File No. 893.01/72.

The Japanese Embassy to the Department of State.

paraphrase of a telegram from baron ishii to viscount chinda.19

As no doubt the Government to which you are accredited is well aware, a plan to inaugurate a monarchical government in China has recently made sudden and rapid developments. While the inadequate means of communication, coupled with the fact of manipulation of the press freely resorted to by the Chinese authorities, make it extremely difficult to learn the actual and true state of affairs in China, one thing seems certain: that the feeling prevailing in the country against the monarchical movement is very much stronger than at first suspected. This is particularly the case in the Yangtze Valley and South China, where the strong opposition sentiment is widely diffused.

No pains are, it seems, spared by the Chinese Government in the endeavor to put a peaceful face on the situation by resorting to various means such as causing the provincial authorities to frame and submit reports favorable to the execution of the monarchical plan and giving publicity thereto, or directing these authorities to exercise weighty pressure directly and indirectly upon the opposition. But in point of fact the more it attempts to hasten the realization of a monarchy the stronger grows the opposition sentiment. So long as the present political status is maintained in China, there would seem to be little fear of any intestine disturbances arising in the immediate future, and it is to the monarchical plan that the present state of disquietude is to be attributed, Should change of the polity be unfortunately followed by an upheaval and dissensions, the consequence thereof to be suffered by the countries having important interests in China would be beyond calculation.

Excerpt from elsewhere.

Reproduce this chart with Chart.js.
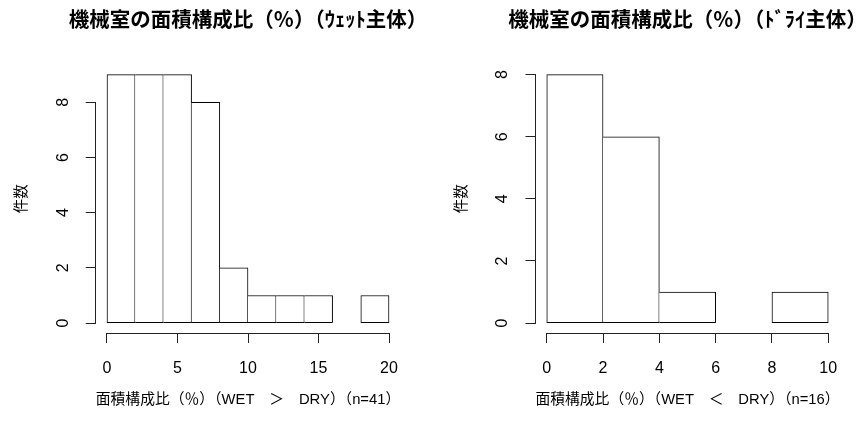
<!DOCTYPE html>
<html>
<head>
<meta charset="utf-8">
<script src="https://cdn.jsdelivr.net/npm/chart.js@4/dist/chart.umd.min.js"></script>
<style>
  html, body { margin: 0; background: #fff; overflow: hidden; }
  #wrap { position: relative; width: 859px; height: 423px; overflow: hidden; }
  canvas { position: absolute; top: 0; }
</style>
</head>
<body>
<div id="wrap">
  <canvas id="wetChart" width="496" height="423" style="left:0"></canvas>
  <canvas id="dryChart" width="515" height="423" style="left:430px"></canvas>
</div>
<script>
// ヒストグラムの階級（区切り）と件数
const wetEdges = [0, 2, 4, 6, 8, 10, 12, 14, 16, 18, 20];
const wetCounts = [9, 9, 9, 8, 2, 1, 1, 1, 0, 1];
const dryEdges = [0, 2, 4, 6, 8, 10];
const dryCounts = [8, 6, 1, 0, 1];

const wetTitle = '機械室の面積構成比（％）（ｳｪｯﾄ主体）';
const dryTitle = '機械室の面積構成比（％）（ﾄﾞﾗｲ主体）';
const wetXLabel = '面積構成比（％）（WET　＞　DRY）（n=41）';
const dryXLabel = '面積構成比（％）（WET　＜　DRY）（n=16）';
const yLabel = '件数';

const latinFont = "'Liberation Sans', 'Noto Sans CJK JP', sans-serif";
const cjkFont = "'Noto Sans CJK JP', sans-serif";
const ink = '#222';

// R風の軸線（最初の目盛りから最後の目盛りまで）
const rAxisLines = {
    id: 'rAxisLines',
    afterDatasetsDraw(chart) {
        const ctx = chart.ctx;
        const x = chart.scales.x, y = chart.scales.y;
        const xt = x.ticks, yt = y.ticks;
        ctx.save();
        ctx.strokeStyle = ink;
        ctx.lineWidth = 1;
        ctx.beginPath();
        const xy = Math.round(chart.chartArea.bottom) + 0.5;
        ctx.moveTo(x.getPixelForValue(xt[0].value), xy);
        ctx.lineTo(x.getPixelForValue(xt[xt.length - 1].value), xy);
        ctx.stroke();
        ctx.beginPath();
        const yx = Math.round(chart.chartArea.left) - 0.5;
        ctx.moveTo(yx, y.getPixelForValue(yt[0].value));
        ctx.lineTo(yx, y.getPixelForValue(yt[yt.length - 1].value));
        ctx.stroke();
        ctx.restore();
    }
};

function histBars(edges, counts) {
    return counts.map((c, i) => ({ x: (edges[i] + edges[i + 1]) / 2, y: [0, c] }));
}

// 境界線は高い方の棒だけが描く（二重線を避ける）
function borders(counts) {
    return function(ctx) {
        const i = ctx.dataIndex;
        const h = counts[i];
        const prev = i > 0 ? counts[i - 1] : -1;
        const next = i < counts.length - 1 ? counts[i + 1] : -1;
        return { top: 1, bottom: 1, left: h > prev ? 1 : 0, right: h >= next ? 1 : 0 };
    };
}

function makeChart(id, edges, counts, title, xLabel, opt) {
    const xMin = edges[0], xMax = edges[edges.length - 1];
    const xPad = (xMax - xMin) * 0.04;
    const yMax = Math.max(...counts);
    const yPad = yMax * 0.04;
    return new Chart(document.getElementById(id), {
        type: 'bar',
        data: {
            datasets: [{
                data: histBars(edges, counts),
                backgroundColor: '#fff',
                borderColor: '#000',
                borderWidth: borders(counts),
                borderSkipped: false,
                barPercentage: 1,
                categoryPercentage: 1
            }]
        },
        options: {
            responsive: false,
            animation: false,
            layout: { padding: 0 },
            plugins: {
                legend: { display: false },
                tooltip: { enabled: false },
                title: {
                    display: true,
                    text: title,
                    color: '#000',
                    font: { family: cjkFont, size: 20.5, weight: 'bold' },
                    padding: { top: 6.5, bottom: 33.6 }
                }
            },
            scales: {
                x: {
                    type: 'linear',
                    offset: false,
                    min: xMin - xPad,
                    max: xMax + xPad,
                    afterFit: s => { s.height = 90; },
                    border: { display: false },
                    grid: { display: true, offset: false, drawOnChartArea: false, drawTicks: true, tickLength: 10, color: ink },
                    ticks: {
                        stepSize: opt.xStep,
                        includeBounds: false,
                        color: '#000',
                        padding: 16,
                        font: { family: latinFont, size: 16 }
                    },
                    title: {
                        display: true,
                        text: xLabel,
                        color: '#000',
                        font: { family: latinFont, size: 15 },
                        padding: { top: 0, bottom: 14 }
                    }
                },
                y: {
                    min: -yPad,
                    max: yMax + yPad,
                    afterFit: s => { s.width = opt.yWidth; },
                    border: { display: false },
                    grid: { display: true, drawOnChartArea: false, drawTicks: true, tickLength: 10, color: ink },
                    ticks: {
                        stepSize: 2,
                        includeBounds: false,
                        color: '#000',
                        minRotation: 90,
                        maxRotation: 90,
                        crossAlign: 'center',
                        padding: 18,
                        font: { family: latinFont, size: 16 }
                    },
                    title: {
                        display: true,
                        text: yLabel,
                        color: '#000',
                        font: { family: cjkFont, size: 14.5 },
                        padding: { top: opt.yTitlePad, bottom: 0 }
                    }
                },
                // 右側の空き（タイトルを描画領域の中央に置くための余白）
                yRight: {
                    position: 'right',
                    afterFit: s => { s.width = opt.yWidth; },
                    border: { display: false },
                    grid: { display: false },
                    ticks: { display: false }
                }
            }
        },
        plugins: [rAxisLines]
    });
}

makeChart('wetChart', wetEdges, wetCounts, wetTitle, wetXLabel,
    { yWidth: 95.7, xStep: 5, yTitlePad: 11.3 });
makeChart('dryChart', dryEdges, dryCounts, dryTitle, dryXLabel,
    { yWidth: 105.5, xStep: 2, yTitlePad: 21.3 });
</script>
</body>
</html>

At a time when, in view of the European situation, it is deemed desirable to avoid any event that may in the least tend to further prejudice the general peace of the world, the Imperial Government, particularly solicitous as it is of peace in the Far East, cannot but view with grave concern the situation in China as is pointed out above. It need scarcely be mentioned that the Imperial Government [Page 70] has not the remotest intention to intervene in the internal affairs of China, but, the situation in that country being as it is, it is desirous of preventing possible disaster in time. With this object in view, the Imperial Government proposes at this juncture to enquire of the Chinese Government whether it is counting upon a peaceful inauguration of the monarchical form of government unattended by any disturbances, and at the same time to offer to it an informal and friendly advice in the sense that, inasmuch as the furtherance of the monarchical plan involves, in the opinion of the Imperial Government, a danger of inviting disorder in China, it would be more in keeping with the interest of the general situation to defer its execution for some time.

If the Government to which you are accredited shares the solicitude of the Imperial Government in above respect, it is earnestly hoped that it will see its way to give to the Chinese Government similar advice, in the interest of general peace in the Far East.

  1. Handed to the Secretary of State by the Japanese Ambassador October 27, 1915.